Input for this task -
## start

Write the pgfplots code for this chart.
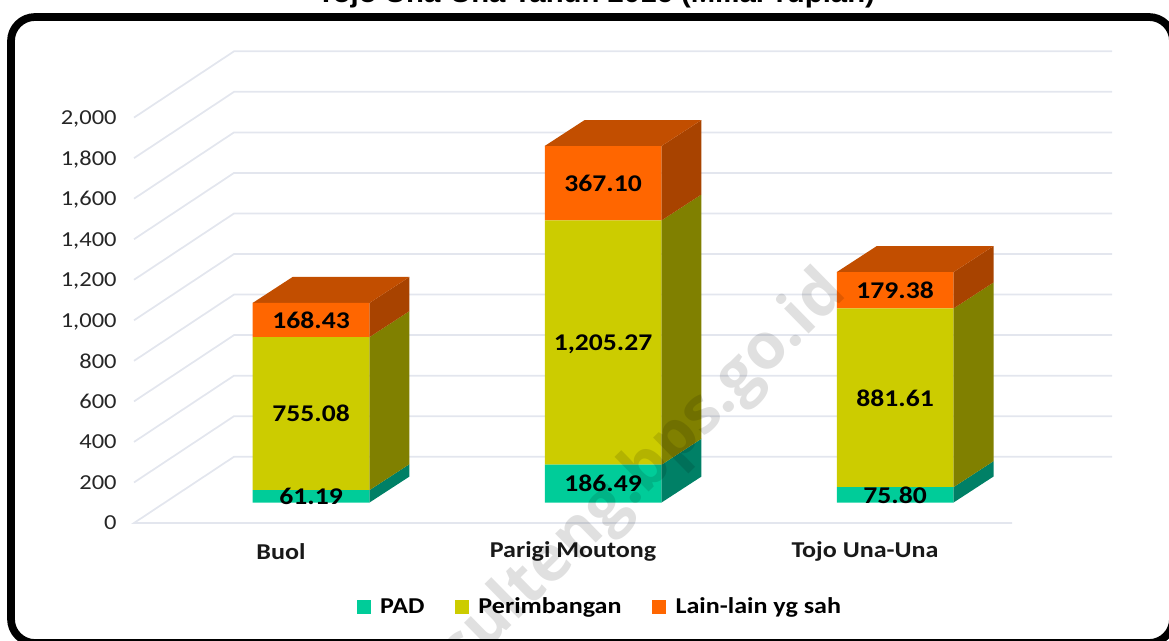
\documentclass[border=0pt]{standalone}
\usepackage{pgfplots}
\pgfplotsset{compat=1.18}
\usepackage{fontspec}
\setmainfont[FakeStretch=1.15]{Carlito}
\newfontfamily\titlefont[FakeStretch=1.1]{Liberation Sans}
\newfontfamily\wmfont{Open Sans}

\definecolor{gridc}{HTML}{E3E6EE}
\definecolor{padF}{HTML}{00CC99}
\definecolor{padS}{HTML}{008066}
\definecolor{perF}{HTML}{CCCC00}
\definecolor{perS}{HTML}{808000}
\definecolor{lainF}{HTML}{FF6600}
\definecolor{lainS}{HTML}{A84300}
\definecolor{lainT}{HTML}{C24E00}
\definecolor{tickc}{HTML}{262626}

% same frame for all three layers, 1px = 0.75pt
\pgfplotsset{
    layer/.style={
        at={(100.5pt,-392.25pt)}, anchor=south west,
        scale only axis, width=658.5pt, height=304.05pt,
        xmin=-0.5034, xmax=2.5034,
        ymin=0, ymax=2000,
        clip=false,
    },
    swatch/.style={
        legend image code/.code={
            \fill[##1] (0pt,-5.25pt) rectangle (10.5pt,5.25pt);
        },
    },
}

% bars are lifted 101 above the floor line, the depth is (0.137, 128.3)
\pgfplotstableread{
x     base  pad     per      lain
0.103 101   61.19   755.08   168.43
1.103 101   186.49  1205.27  367.10
2.103 101   75.80   881.61   179.38
}\bardata

\begin{document}
\begin{tikzpicture}[x=0.75pt,y=-0.75pt]
\path[use as bounding box] (0,0) rectangle (1169,640);

\node[font=\titlefont\bfseries\fontsize{20}{22}\selectfont, anchor=base] at (596,2)
    {Tojo Una-Una Tahun 2016 (Miliar rupiah)};
\draw[black, line width=5.8pt, rounded corners=18pt] (11,17) rectangle (1173,643);

% back layer: floor and wall grid, side and top faces
\begin{axis}[layer, hide axis]
\addplot[gridc, line width=1.3pt] coordinates {(2.5034,0) (-0.5034,0) (-0.1609,327) (2.8459,327)};
\addplot[gridc, line width=1.3pt] coordinates {(-0.5034,200) (-0.1609,527) (2.8459,527)};
\addplot[gridc, line width=1.3pt] coordinates {(-0.5034,400) (-0.1609,727) (2.8459,727)};
\addplot[gridc, line width=1.3pt] coordinates {(-0.5034,600) (-0.1609,927) (2.8459,927)};
\addplot[gridc, line width=1.3pt] coordinates {(-0.5034,800) (-0.1609,1127) (2.8459,1127)};
\addplot[gridc, line width=1.3pt] coordinates {(-0.5034,1000) (-0.1609,1327) (2.8459,1327)};
\addplot[gridc, line width=1.3pt] coordinates {(-0.5034,1200) (-0.1609,1527) (2.8459,1527)};
\addplot[gridc, line width=1.3pt] coordinates {(-0.5034,1400) (-0.1609,1727) (2.8459,1727)};
\addplot[gridc, line width=1.3pt] coordinates {(-0.5034,1600) (-0.1609,1927) (2.8459,1927)};
\addplot[gridc, line width=1.3pt] coordinates {(-0.5034,1800) (-0.1609,2127) (2.8459,2127)};
\addplot[gridc, line width=1.3pt] coordinates {(-0.5034,2000) (-0.1609,2327) (2.8459,2327)};

% Buol
\addplot[fill=padS, draw=none] coordinates {(0.303,101) (0.440,229.3) (0.440,290.49) (0.303,162.19)} --cycle;
\addplot[fill=perS, draw=none] coordinates {(0.303,162.19) (0.440,290.49) (0.440,1045.57) (0.303,917.27)} --cycle;
\addplot[fill=lainS, draw=none] coordinates {(0.303,917.27) (0.440,1045.57) (0.440,1214.0) (0.303,1085.70)} --cycle;
\addplot[fill=lainT, draw=none] coordinates {(-0.097,1085.70) (0.040,1214.0) (0.440,1214.0) (0.303,1085.70)} --cycle;
% Parigi Moutong
\addplot[fill=padS, draw=none] coordinates {(1.303,101) (1.440,229.3) (1.440,415.79) (1.303,287.49)} --cycle;
\addplot[fill=perS, draw=none] coordinates {(1.303,287.49) (1.440,415.79) (1.440,1621.06) (1.303,1492.76)} --cycle;
\addplot[fill=lainS, draw=none] coordinates {(1.303,1492.76) (1.440,1621.06) (1.440,1988.16) (1.303,1859.86)} --cycle;
\addplot[fill=lainT, draw=none] coordinates {(0.903,1859.86) (1.040,1988.16) (1.440,1988.16) (1.303,1859.86)} --cycle;
% Tojo Una-Una
\addplot[fill=padS, draw=none] coordinates {(2.303,101) (2.440,229.3) (2.440,305.10) (2.303,176.80)} --cycle;
\addplot[fill=perS, draw=none] coordinates {(2.303,176.80) (2.440,305.10) (2.440,1186.71) (2.303,1058.41)} --cycle;
\addplot[fill=lainS, draw=none] coordinates {(2.303,1058.41) (2.440,1186.71) (2.440,1366.09) (2.303,1237.79)} --cycle;
\addplot[fill=lainT, draw=none] coordinates {(1.903,1237.79) (2.040,1366.09) (2.440,1366.09) (2.303,1237.79)} --cycle;
\end{axis}

% front faces, ticks and legend
\begin{axis}[layer,
    ybar stacked, bar width=87.5pt,
    axis line style={draw=none}, major tick length=0pt,
    xtick={0,1,2}, xticklabels={Buol,Parigi Moutong,Tojo Una-Una},
    ytick={0,200,...,2000},
    /pgf/number format/1000 sep={,},
    /pgf/number format/assume math mode=true,
    y tick label style={font=\fontsize{16}{20}\selectfont, text=tickc, text depth=0pt, xshift=-9.5pt},
    x tick label style={font=\bfseries\fontsize{17}{20}\selectfont, text=black!90, anchor=center, yshift=-21.5pt},
    legend columns=3,
    legend style={
        at={(0.531,-0.207)}, anchor=center, draw=none, fill=none,
        font=\bfseries\fontsize{17}{20}\selectfont,
        /tikz/every even column/.append style={column sep=21pt},
        /tikz/every odd column/.append style={column sep=5pt},
    },
    swatch,
]
\addplot[fill=none, draw=none, forget plot] table[x=x, y=base] {\bardata};
\addplot[fill=padF, draw=none] table[x=x, y=pad] {\bardata};
\addlegendentry{PAD}
\addplot[fill=perF, draw=none] table[x=x, y=per] {\bardata};
\addlegendentry{Perimbangan}
\addplot[fill=lainF, draw=none] table[x=x, y=lain] {\bardata};
\addlegendentry{Lain-lain yg sah}
\end{axis}

% watermark sits under the value labels
\node[font=\wmfont\bfseries\fontsize{48}{50}\selectfont, text=black, opacity=0.12,
    rotate=44.5, anchor=base east] at (852,292) {sulteng.bps.go.id};

% value labels at the middle of each segment
\begin{axis}[layer, hide axis]
\addplot[draw=none, mark=none, nodes near coords, point meta=explicit symbolic,
    every node near coord/.append style={anchor=center, text depth=0pt, font=\bfseries\fontsize{18}{20}\selectfont, text=black},
] coordinates {
    (0.103,131.6) [61.19]
    (0.103,539.73) [755.08]
    (0.103,1001.5) [168.43]
    (1.103,194.2) [186.49]
    (1.103,890.1) [{1,205.27}]
    (1.103,1676.3) [367.10]
    (2.103,138.9) [75.80]
    (2.103,617.6) [881.61]
    (2.103,1148.1) [179.38]
};
\end{axis}
\end{tikzpicture}
\end{document}
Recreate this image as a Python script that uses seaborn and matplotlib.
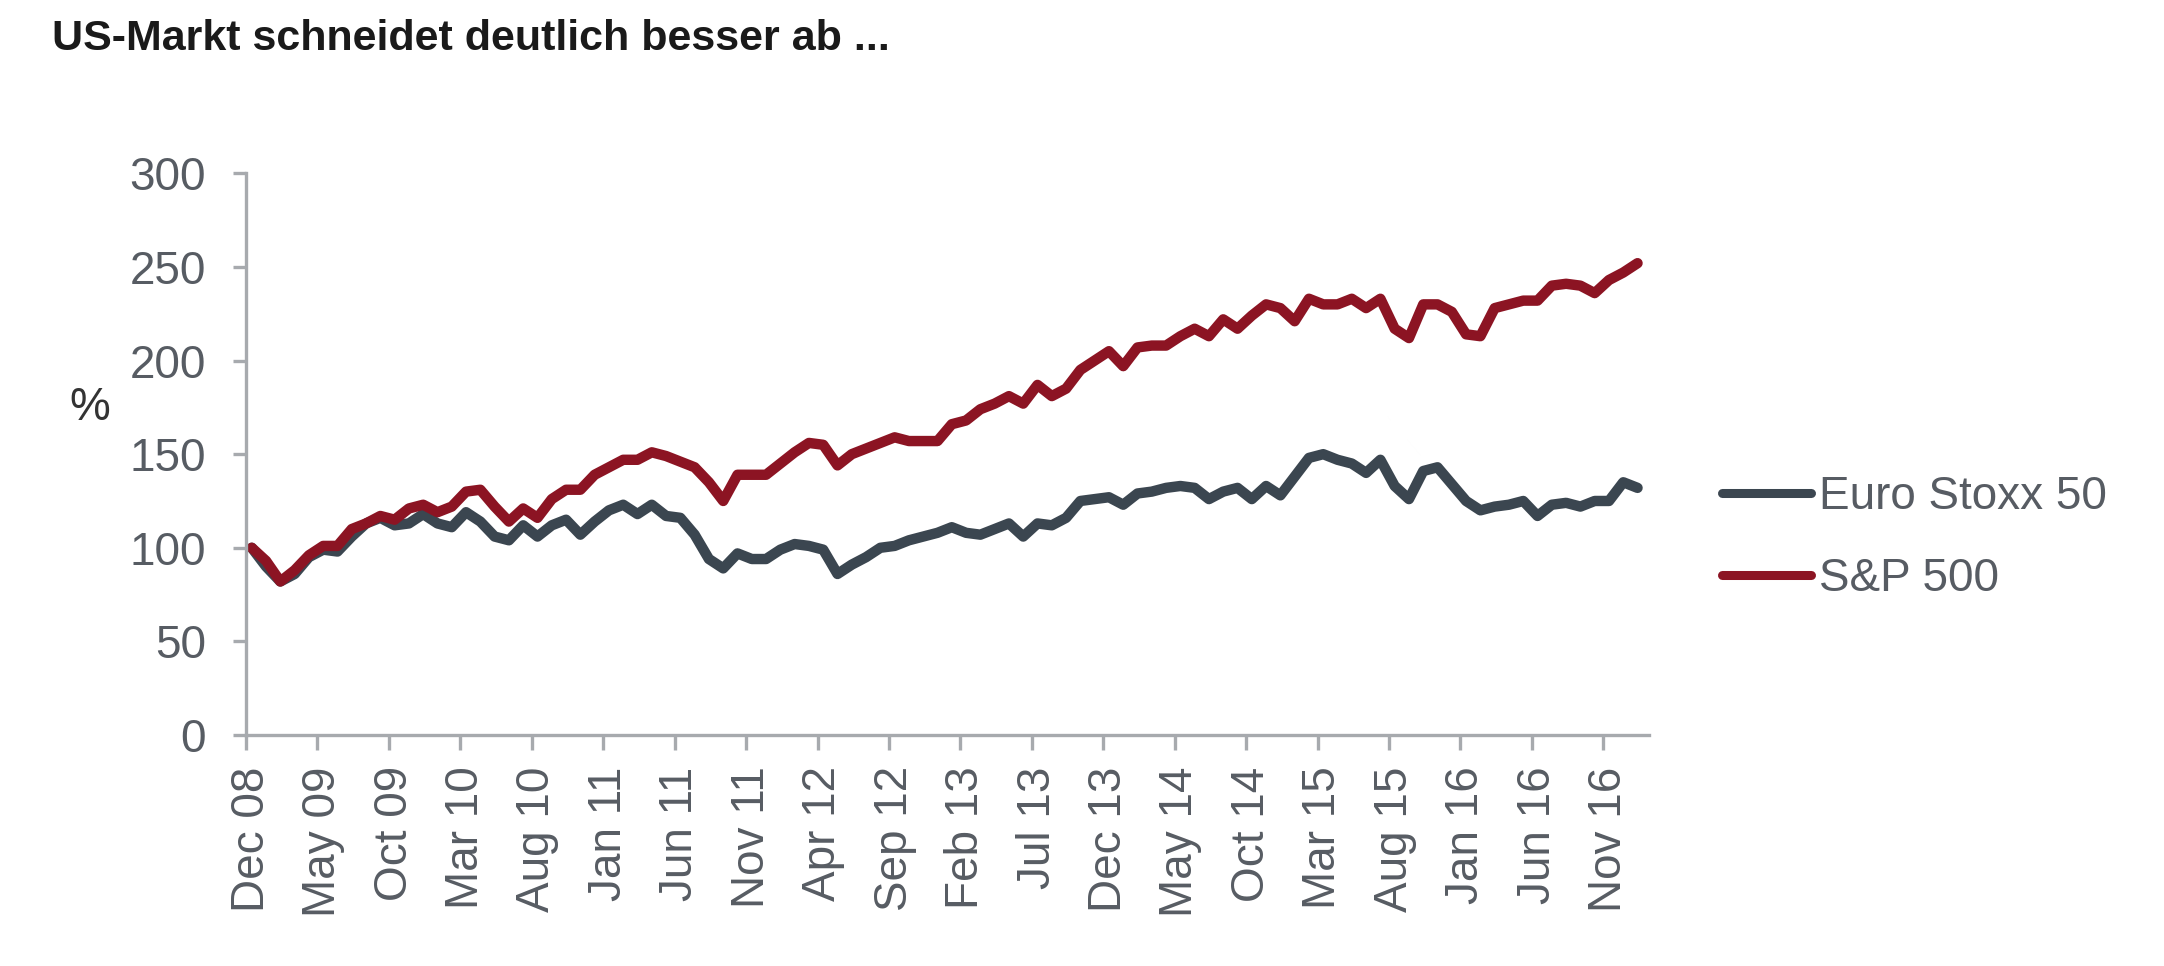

## end

What the task requires - From the first line above through the line containing "(11,17) rectangle (1173,643);", copy everything exactly, without the pictures.

Task result -
Write the pgfplots code for this chart.
\documentclass[border=0pt]{standalone}
\usepackage{pgfplots}
\pgfplotsset{compat=1.18}
\usepackage{fontspec}
\setmainfont[FakeStretch=1.15]{Carlito}
\newfontfamily\titlefont[FakeStretch=1.1]{Liberation Sans}
\newfontfamily\wmfont{Open Sans}

\definecolor{gridc}{HTML}{E3E6EE}
\definecolor{padF}{HTML}{00CC99}
\definecolor{padS}{HTML}{008066}
\definecolor{perF}{HTML}{CCCC00}
\definecolor{perS}{HTML}{808000}
\definecolor{lainF}{HTML}{FF6600}
\definecolor{lainS}{HTML}{A84300}
\definecolor{lainT}{HTML}{C24E00}
\definecolor{tickc}{HTML}{262626}

% same frame for all three layers, 1px = 0.75pt
\pgfplotsset{
    layer/.style={
        at={(100.5pt,-392.25pt)}, anchor=south west,
        scale only axis, width=658.5pt, height=304.05pt,
        xmin=-0.5034, xmax=2.5034,
        ymin=0, ymax=2000,
        clip=false,
    },
    swatch/.style={
        legend image code/.code={
            \fill[##1] (0pt,-5.25pt) rectangle (10.5pt,5.25pt);
        },
    },
}

% bars are lifted 101 above the floor line, the depth is (0.137, 128.3)
\pgfplotstableread{
x     base  pad     per      lain
0.103 101   61.19   755.08   168.43
1.103 101   186.49  1205.27  367.10
2.103 101   75.80   881.61   179.38
}\bardata

\begin{document}
\begin{tikzpicture}[x=0.75pt,y=-0.75pt]
\path[use as bounding box] (0,0) rectangle (1169,640);

\node[font=\titlefont\bfseries\fontsize{20}{22}\selectfont, anchor=base] at (596,2)
    {Tojo Una-Una Tahun 2016 (Miliar rupiah)};
\draw[black, line width=5.8pt, rounded corners=18pt] (11,17) rectangle (1173,643);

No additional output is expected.